People close to the talks cautioned that the deal with expected lead investment bank Merrill Lynch wasn't final, and that terms were still being negotiated. They said an agreement could take an additional 10 days to two weeks to complete.

"We expect to announce full funding for UA shortly," MGM Chairman Harry Sloan said in an interview. He declined to elaborate.

Sloan struck a deal in November with Cruise and longtime associate Paula Wagner to try to return the UA label to its historical roots as an artist-driven production company in which actors, screenwriters, directors and producers are free to make movies outside the more restrictive studio system. The agreement came two months after Cruise and Wagner were cut loose by Paramount Pictures, where for more than a decade they enjoyed one of the most lucrative production deals in the business.

Sloan's plan to use a star of Cruise's stature to revive UA harked back to the studio's founding in 1919. Silent film icons Charlie Chaplin, Douglas Fairbanks, Mary Pickford and director D.W. Griffith formed the studio as a way to give artists creative freedom and ownership in their films.

If Sloan makes a deal to raise the money, UA would become the latest in a long line of Hollywood production companies and studios to tap Wall Street financing to help bankroll their annual output of movies.

This trend, accounting for billions of dollars in recent years, has occurred as stars and filmmakers are being squeezed by studios intent on slashing production and marketing costs. As a result, much of the financing from investment banks, private equity firms and hedge funds is going into the projects of Hollywood's most bankable talent, providing significant autonomy to those players.

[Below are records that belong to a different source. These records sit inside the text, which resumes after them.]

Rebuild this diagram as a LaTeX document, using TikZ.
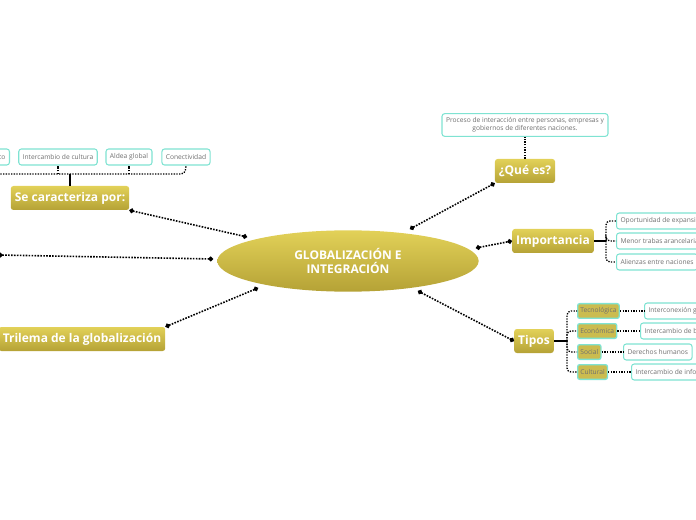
\documentclass[tikz,border=0pt]{standalone}
\usepackage{fontspec}
\setmainfont{Open Sans}
\usetikzlibrary{arrows.meta}
\usetikzlibrary{shapes.geometric}
\usetikzlibrary{positioning}
\definecolor{goldtop}{HTML}{E2D158}
\definecolor{goldbot}{HTML}{B5A236}
\definecolor{leafline}{HTML}{7FE3D2}
\definecolor{leaftext}{HTML}{707070}

\begin{document}
\begin{tikzpicture}[x=0.75pt, y=-0.75pt,
        main_style/.style={ellipse, minimum width=196pt, minimum height=46pt, top color=goldtop, bottom color=goldbot, text=white, font=\bfseries\small, align=center, inner sep=0pt},
        topic_style/.style={rectangle, rounded corners=2pt, top color=goldtop, bottom color=goldbot, text=white, font=\bfseries\small, minimum height=18pt, inner sep=3pt},
        type_style/.style={rectangle, rounded corners=1.5pt, fill=goldtop!90!black, draw=leafline, line width=1pt, text=leaftext, font=\fontsize{5}{6}\selectfont, minimum height=11pt, inner sep=2pt},
        leaf_style/.style={rectangle, rounded corners=2pt, fill=white, draw=leafline, line width=0.8pt, text=leaftext, font=\fontsize{5}{6}\selectfont, minimum height=12pt, inner sep=3pt, align=center},
        link_style/.style={densely dotted, line width=1.2pt, {Circle[length=3.5pt]}-{Circle[length=3.5pt]}},
        tree_style/.style={densely dotted, line width=1pt, rounded corners=3pt}]
        \useasboundingbox (0,0) rectangle (696,520);
        \clip (0,0) rectangle (696,520);

        \node [main_style](n0) at (348,261) {GLOBALIZACIÓN E\\INTEGRACIÓN};

        \node [topic_style](n1) at (525,171) {¿Qué es?};
        \node [leaf_style](n1a) at (525,125) {Proceso de interacción entre personas, empresas y\\gobiernos de diferentes naciones.};

        \node [topic_style](n2) at (553,241) {Importancia};
        \node [leaf_style, anchor=west](n2a) at (616,221) {Oportunidad de expansión};
        \node [leaf_style, anchor=west](n2b) at (616,241) {Menor trabas arancelarias};
        \node [leaf_style, anchor=west](n2c) at (616,262) {Alienzas entre naciones};

        \node [topic_style](n3) at (534,341) {Tipos};
        \node [type_style, anchor=west](n3a) at (577,311) {Tecnológica};
        \node [type_style, anchor=west](n3b) at (577,331) {Económica};
        \node [type_style, anchor=west](n3c) at (577,352) {Social};
        \node [type_style, anchor=west](n3d) at (577,372) {Cultural};
        \node [leaf_style, anchor=west](n3e) at (644,311) {Interconexión global};
        \node [leaf_style, anchor=west](n3f) at (640,331) {Intercambio de bienes};
        \node [leaf_style, anchor=west](n3g) at (623,352) {Derechos humanos};
        \node [leaf_style, anchor=west](n3h) at (631,372) {Intercambio de información};

        \node [topic_style](n4) at (70,198) {Se caracteriza por:};
        \node [leaf_style, anchor=east](n4a) at (10,157) {Crecimiento económico};
        \node [leaf_style](n4b) at (58,157) {Intercambio de cultura};
        \node [leaf_style](n4c) at (129,157) {Aldea global};
        \node [leaf_style](n4d) at (186,157) {Conectividad};

        \node [topic_style](n5) at (82,339) {Trilema de la globalización};
        \coordinate (n6) at (-2,255);

        % main links
        \draw [link_style] (410,229) -- (n1.south west);
        \draw [link_style] (476,248) -- (n2.west);
        \draw [link_style] (418,291) -- (n3.west);
        \draw [link_style] (247,237) -- (n4.south east);
        \draw [link_style] (258,288) -- (n5.north east);
        \draw [link_style] (213,259) -- (n6);

        % sub trees
        \draw [tree_style] (n1.north) -- (n1a.south);
        \draw [line width=1pt] (n2.east) -- (606,241);
        \foreach \c in {n2a,n2b,n2c} \draw [tree_style] (606,241) |- (\c.west);
        \draw [line width=1pt] (n3.east) -- (567,341);
        \foreach \c in {n3a,n3b,n3c,n3d} \draw [tree_style] (567,341) |- (\c.west);
        \draw [tree_style] (n3a.east) -- (n3e.west);
        \draw [tree_style] (n3b.east) -- (n3f.west);
        \draw [tree_style] (n3c.east) -- (n3g.west);
        \draw [tree_style] (n3d.east) -- (n3h.west);
        \draw [line width=1pt] (n4.north) -- (70,174);
        \draw [tree_style] (-5,174) -- (185,174) -- (n4d.south);
        \draw [tree_style] (58,174) -- (n4b.south);
        \draw [tree_style] (129,174) -- (n4c.south);
        \end{tikzpicture}
\end{document}
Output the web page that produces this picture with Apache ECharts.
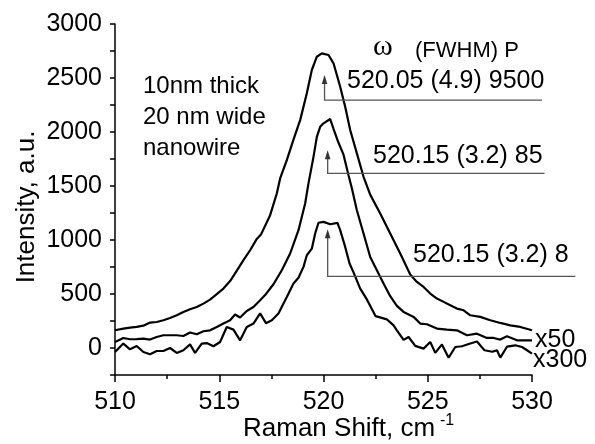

In the UA deal, Merrill Lynch is expected to enlist other banks to supply some of the financing, a combination of equity and debt. In recent years, the investment bank has been active in backing slates of movies by other studios and independent producers including Paramount Pictures, Marvel Entertainment and Montecito Picture Co., headed by director Ivan Reitman and former Universal Pictures Chairman Tom Pollock.